There's a lot of evidence suggesting that Americans trust each other less and less. But new research suggests an unorthodox solution to our political divide: firmly expressing our political opinions, even when they might prove unpopular.
"Across five studies using a variety of contentious social issues, I found evidence that people trust others who demonstrate strong feelings about social issues, even when they disagree with or dislike them," reports Julian Zlatev of Harvard Business School. In contrast, he found "low rates of trust toward individuals who care little about these issues."
"Individuals who care about contentious social issues signal to observers that they have integrity, and thus can be trusted," Zlatev writes in the journal Psychological Science. Perhaps optimistically, he adds that this knowledge could inspire "interventions to help mitigate the growing ideological divide."
Perhaps Fox News and MSNBC viewers finally have a group they can both look down on: those frivolous people fixated on the Home Shopping Network.
Zlatev's first study featured 1,007 people recruited online. Each was asked to evaluate an earlier participant who had opined on one of five hot-button issues: capital punishment, abortion, gun control, animal testing, or physician-assisted suicide.
The earlier participant had indicated whether they felt the practice should be legal or illegal, and noted on a five-point scale how strongly they cared about the issue. The second participant then answered the same questions, and gave their impressions of the first participant.

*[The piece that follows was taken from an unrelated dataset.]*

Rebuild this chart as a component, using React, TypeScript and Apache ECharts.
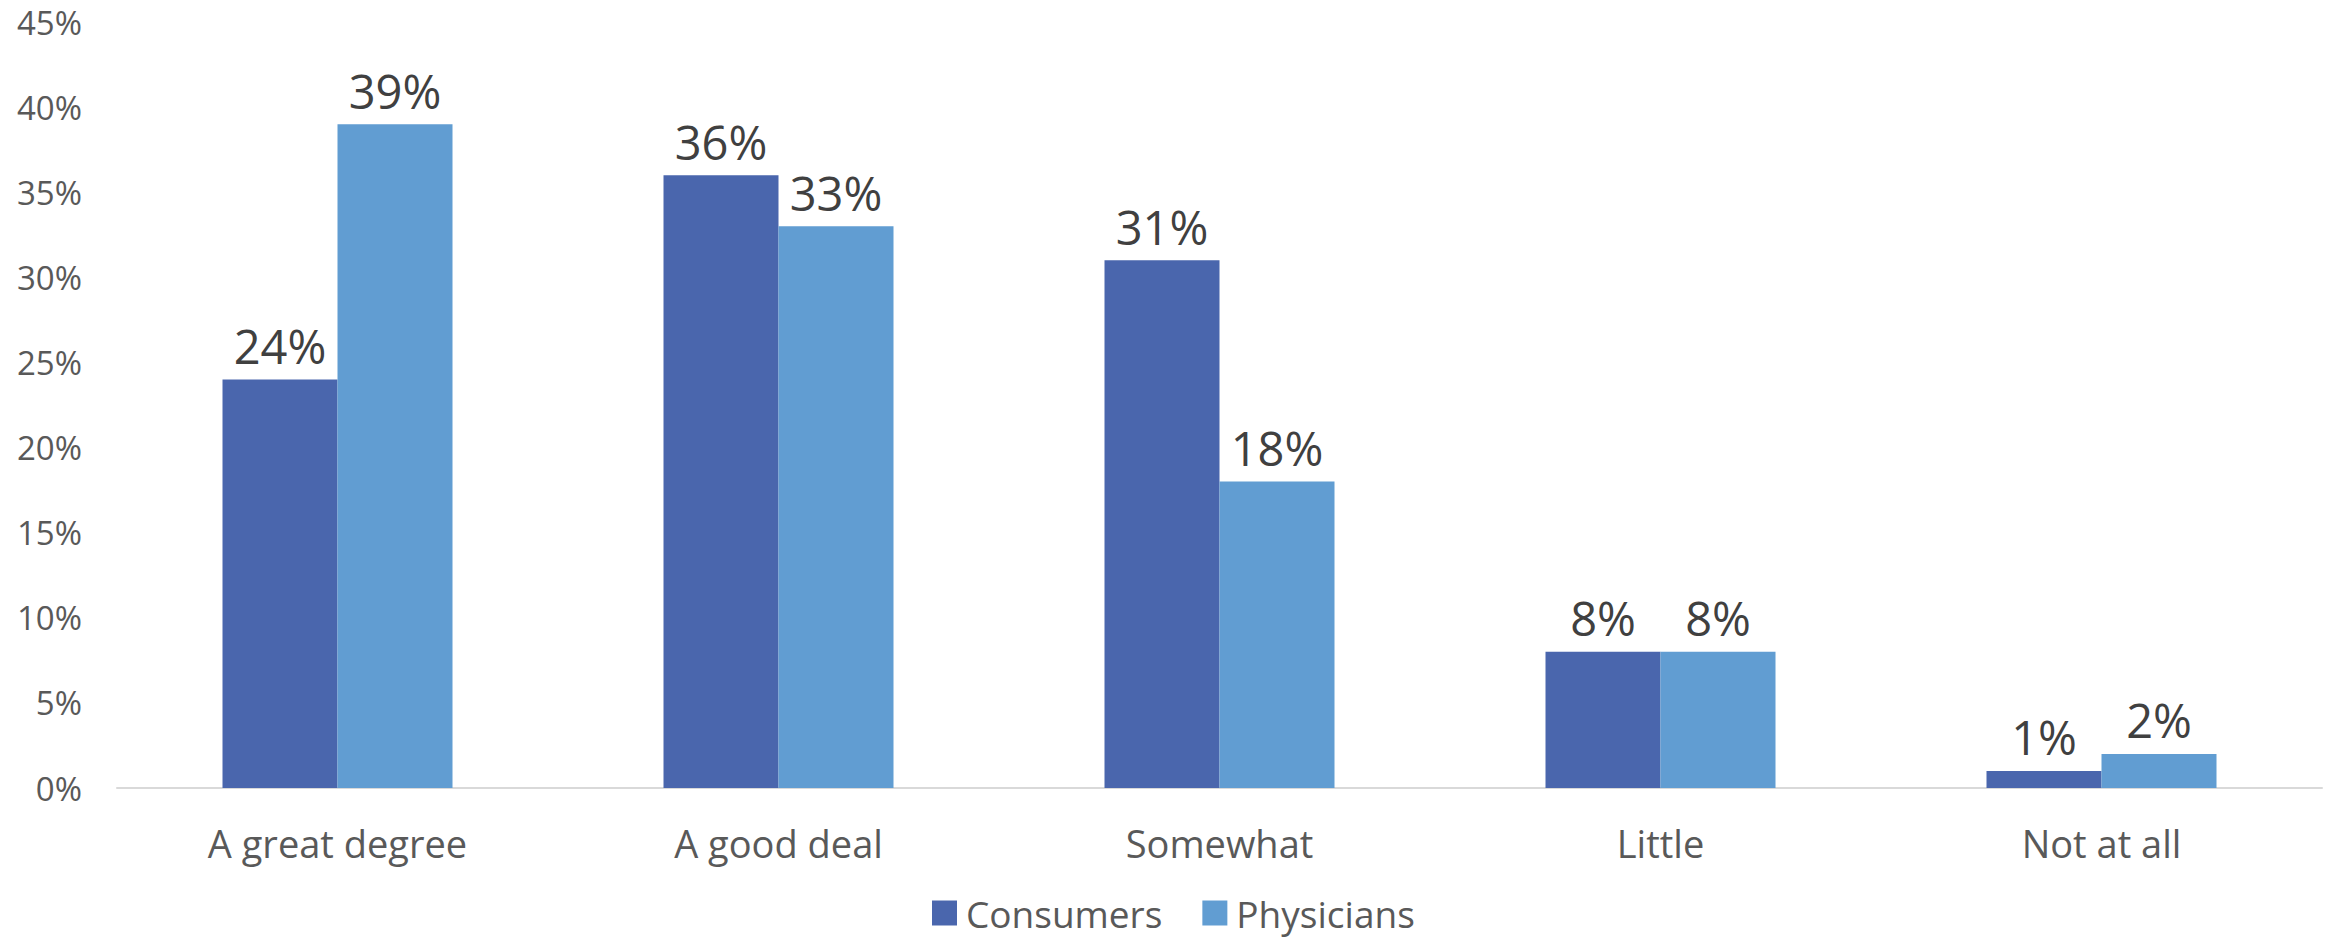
import React, { useEffect, useRef } from "react";
import * as echarts from "echarts";

const categories = ["A great degree", "A good deal", "Somewhat", "Little", "Not at all"];
const consumers = [24, 36, 31, 8, 1];
const physicians = [39, 33, 18, 8, 2];
const seriesNames = ["Consumers", "Physicians"];
const yTicks = { min: 0, max: 45, interval: 5 };

const FONT = "'Open Sans', 'DejaVu Sans', sans-serif";

export default function App() {
  const ref = useRef<HTMLDivElement>(null);
  useEffect(() => {
    document.body.style.margin = "0";
    const chart = echarts.init(ref.current!, null, { renderer: "svg" });
    const label = {
      show: true,
      position: "top",
      distance: 10,
      formatter: "{c}%",
      color: "#404040",
      fontSize: 47,
      fontFamily: FONT,
    };
    chart.setOption({
      animation: false,
      backgroundColor: "#ffffff",
      textStyle: { fontFamily: FONT },
      grid: { left: 117, right: 6, top: 22, bottom: 152, containLabel: false },
      legend: {
        data: seriesNames,
        left: 932,
        top: 893,
        padding: 0,
        itemWidth: 25,
        itemHeight: 25,
        itemGap: 40,
        icon: "rect",
        textStyle: { fontSize: 37, lineHeight: 40, color: "#595959", fontFamily: FONT, padding: [0, 0, 0, 4] },
      },
      xAxis: {
        type: "category",
        data: categories,
        axisLine: { show: true, lineStyle: { color: "#d9d9d9", width: 2 } },
        axisTick: { show: false },
        axisLabel: { color: "#595959", fontSize: 38, fontFamily: FONT, margin: 36 },
        splitLine: { show: false },
      },
      yAxis: {
        type: "value",
        min: yTicks.min,
        max: yTicks.max,
        interval: yTicks.interval,
        axisLine: { show: false },
        axisTick: { show: false },
        splitLine: { show: false },
        axisLabel: {
          formatter: "{value}%",
          color: "#595959",
          fontSize: 33,
          lineHeight: 34,
          fontFamily: FONT,
          margin: 35,
        },
      },
      series: [
        {
          name: seriesNames[0],
          type: "bar",
          data: consumers,
          barWidth: 115,
          barGap: "0%",
          itemStyle: { color: "#4a66ad" },
          label,
        },
        {
          name: seriesNames[1],
          type: "bar",
          data: physicians,
          barWidth: 115,
          barGap: "0%",
          itemStyle: { color: "#619dd2" },
          label,
        },
      ],
    });
    return () => chart.dispose();
  }, []);
  return <div ref={ref} style={{ width: 2328, height: 940 }} />;
}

Using a seven-point scale, they indicated their level of agreement with statements including "I can trust this person's word," "This person cares about honesty and truth," "This person is nice," and "This person is ethical."
Not surprisingly, people who were in agreement with the first participant rated them higher in integrity than those who disagreed. Still, whether there was agreement or not, "targets who cared more about the issue were seen as higher in integrity than targets who cared less," Zlatev reports.

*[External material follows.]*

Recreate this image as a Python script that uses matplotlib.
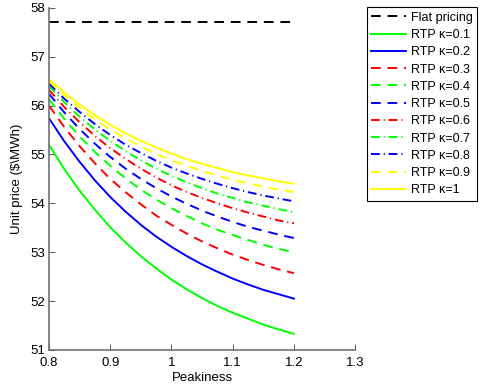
import matplotlib

matplotlib.use("Agg")
import matplotlib.pyplot as plt

plt.rcParams["font.family"] = ["Liberation Sans", "DejaVu Sans"]

# peakiness values (x axis)
peakiness = [0.8, 0.825, 0.85, 0.875, 0.9, 0.925, 0.95, 0.975, 1.0,
             1.025, 1.05, 1.075, 1.1, 1.125, 1.15, 1.175, 1.2]

flat_price = 57.72

# unit price ($/MWh) for real-time pricing, one list per kappa
rtp_01 = [55.20, 54.70, 54.26, 53.87, 53.51, 53.20, 52.92, 52.67, 52.44,
          52.24, 52.06, 51.90, 51.76, 51.64, 51.52, 51.42, 51.33]
rtp_02 = [55.74, 55.27, 54.85, 54.47, 54.13, 53.83, 53.56, 53.32, 53.11,
          52.92, 52.75, 52.60, 52.46, 52.34, 52.23, 52.14, 52.05]
rtp_03 = [56.00, 55.56, 55.17, 54.82, 54.50, 54.23, 53.98, 53.75, 53.56,
          53.38, 53.22, 53.08, 52.95, 52.84, 52.74, 52.65, 52.57]
rtp_04 = [56.13, 55.73, 55.37, 55.05, 54.77, 54.51, 54.28, 54.08, 53.90,
          53.74, 53.59, 53.46, 53.35, 53.25, 53.15, 53.07, 53.00]
rtp_05 = [56.24, 55.86, 55.52, 55.22, 54.95, 54.71, 54.50, 54.31, 54.14,
          53.99, 53.85, 53.73, 53.62, 53.52, 53.44, 53.36, 53.29]
rtp_06 = [56.32, 55.97, 55.66, 55.38, 55.13, 54.91, 54.71, 54.53, 54.37,
          54.23, 54.11, 54.00, 53.90, 53.81, 53.73, 53.65, 53.59]
rtp_07 = [56.40, 56.07, 55.77, 55.51, 55.28, 55.07, 54.88, 54.71, 54.56,
          54.43, 54.31, 54.20, 54.11, 54.02, 53.95, 53.88, 53.82]
rtp_08 = [56.45, 56.14, 55.87, 55.62, 55.40, 55.20, 55.03, 54.87, 54.73,
          54.61, 54.50, 54.40, 54.31, 54.23, 54.16, 54.10, 54.04]
rtp_09 = [56.50, 56.21, 55.95, 55.72, 55.51, 55.33, 55.16, 55.01, 54.88,
          54.77, 54.66, 54.57, 54.48, 54.41, 54.34, 54.28, 54.23]
rtp_10 = [56.54, 56.27, 56.02, 55.80, 55.61, 55.43, 55.28, 55.14, 55.02,
          54.90, 54.81, 54.72, 54.64, 54.57, 54.51, 54.45, 54.40]

kappa_labels = ["0.1", "0.2", "0.3", "0.4", "0.5", "0.6", "0.7", "0.8", "0.9", "1"]
rtp_series = [rtp_01, rtp_02, rtp_03, rtp_04, rtp_05,
              rtp_06, rtp_07, rtp_08, rtp_09, rtp_10]

x_ticks = [0.8, 0.9, 1.0, 1.1, 1.2, 1.3]
x_tick_labels = ["0.8", "0.9", "1", "1.1", "1.2", "1.3"]
y_ticks = [51, 52, 53, 54, 55, 56, 57, 58]

DASH = (0, (5, 3.5))
DASHDOT = (0, (4.5, 2, 0.6, 2))
styles = [
    ("#00ff00", "-"),
    ("#0000ff", "-"),
    ("#ff0000", DASH),
    ("#00ff00", DASH),
    ("#0000ff", DASH),
    ("#ff0000", DASHDOT),
    ("#00ff00", DASHDOT),
    ("#0000ff", DASHDOT),
    ("#ffff00", DASH),
    ("#ffff00", "-"),
]

fig = plt.figure(figsize=(4.8, 3.91), dpi=100)
ax = fig.add_axes([0.102, 0.105, 0.638, 0.875])

ax.plot([peakiness[0], peakiness[-1]], [flat_price, flat_price],
        color="black", linestyle=DASH, linewidth=1.4, label="Flat pricing")
for values, kappa, (color, ls) in zip(rtp_series, kappa_labels, styles):
    ax.plot(peakiness, values, color=color, linestyle=ls, linewidth=1.4,
            label="RTP κ=" + kappa)

ax.set_xlim(0.8, 1.3)
ax.set_ylim(51, 58)
ax.set_xticks(x_ticks)
ax.set_xticklabels(x_tick_labels)
ax.set_yticks(y_ticks)
ax.tick_params(direction="in", length=4, width=0.8, color="#606060",
               labelsize=9.5)
ax.tick_params(axis="x", pad=5)
ax.tick_params(axis="y", pad=3)
ax.spines["top"].set_visible(False)
ax.spines["right"].set_visible(False)
for side in ("left", "bottom"):
    ax.spines[side].set_color("#707070")
    ax.spines[side].set_linewidth(1.2)

ax.set_xlabel("Peakiness", fontsize=9.5, labelpad=2)
ax.set_ylabel("Unit price ($\\MWh)", fontsize=9.5, labelpad=5)

leg = fig.legend(loc="upper left", bbox_to_anchor=(0.764, 0.981),
                 fontsize=9, handlelength=2.8, handletextpad=0.4,
                 labelspacing=0.42, borderpad=0.35, borderaxespad=0,
                 fancybox=False, framealpha=1)
leg.get_frame().set_edgecolor("black")
leg.get_frame().set_linewidth(0.8)

fig.savefig("out.png", dpi=100)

These results were replicated in four follow-up studies, including one in which participants evaluated others who volunteered for either a pro-choice or anti-abortion organization. Trust levels were higher for people who took those actions than for those who expressed apathy about the issue.
It's not entirely clear why taking a strong stand signaled trust, even to opponents, during these experiments. "It may be that people infer traits such as kindness more generally from caring about social issues," Zlatev speculates. "Not caring about social issues may signal selfishness, [or] intentional or unintentional ignorance."
People who hold off on giving their opinions for fear of being judged might have it exactly backwards. Conveying apathy is what leads to harsh evaluations, at least in terms of trustworthiness. Better to speak your mind—and show that you care.